Bei der Weltmeisterschaft in Las Vegas hat einer in einem Ganzkörperkostüm als Krümelmonster aus der Sesamstraße gepokert. Das war sehr lustig, aber ich glaube, dass er sich damit keinen Gefallen getan hat. Es war sehr heiß.

Hat es Sie denn irritiert?

Nicht wirklich. Man trifft beim Pokern auf so viele Charaktere, dass das eigentlich nur eine weitere Facette war.

Gibt es für Sie eine finanzielle Grenze?

Die sollte es immer geben. Ich persönlich spiele nicht um wahnsinnig hohe Summen, maximal 2000 bis 3000 Euro am Tag. Turniere sind etwas anderes. Da sind die Startgelder höher, die Gewinne aber auch.

Können Sie davon leben?

Ja. Nebenher schreibe ich aber auch noch drei Kolumnen für Pokermedien, bin Co-Kommentator beim DSF und Poker-Coach.

Wen haben Sie gecoacht?

Rund 30 Prominente, zum Beispiel für die „Stefan Raab Pokernacht“. Das ist immer eine wilde Runde. Am meisten Spaß hat’s mit Boris Becker, Karl Dall, Ralf Möller und Moritz Bleibtreu gemacht.

Wie stellte sich Becker an?

Er hat ein unheimliches Talent und nimmt Poker-Konzepte sehr schnell an.

Boris Beckers Strategie?

Er setzt vieles in Tennissprache um. Ich habe ihm gesagt, er soll die Schwachstellen des Gegners suchen und später ausnutzen. So, wie er es früher auf dem Tenniscourt gemacht hat. Damals hat er auch erst abgewartet, solides, risikofreies Tennis gespielt und den Gegner zum Ende hin gekonnt attackiert.

Wie ist die EPT für Sie beide gelaufen?

Boris kam hervorragend weit. Für mich lief es nicht gut.

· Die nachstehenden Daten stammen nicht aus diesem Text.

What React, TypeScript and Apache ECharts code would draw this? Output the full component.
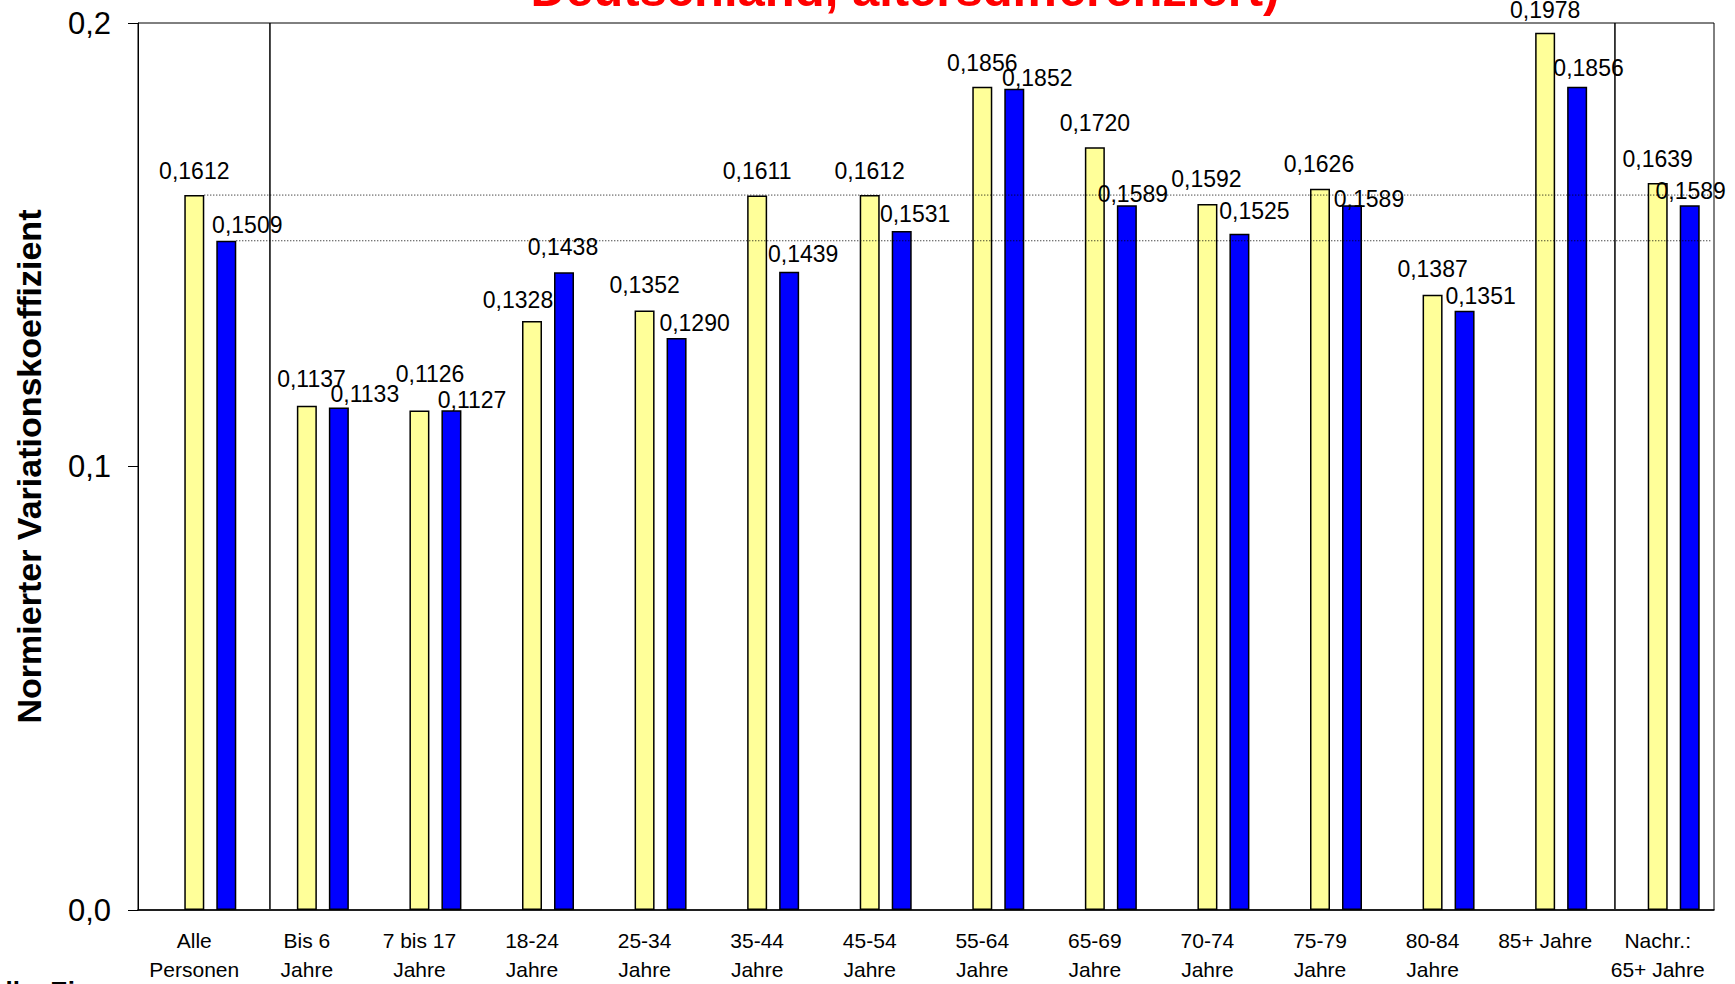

Ich bin am ersten Tag nach sechs Stunden rausgeflogen. Das war besonders frustrierend, weil überhaupt keine spannenden Poker-Situationen stattfanden. Jetzt habe ich nicht mal Hände, die ich mit Kollegen diskutieren kann. Gestern fand ich das ärgerlich – aber heute bin ich darüber hinweg.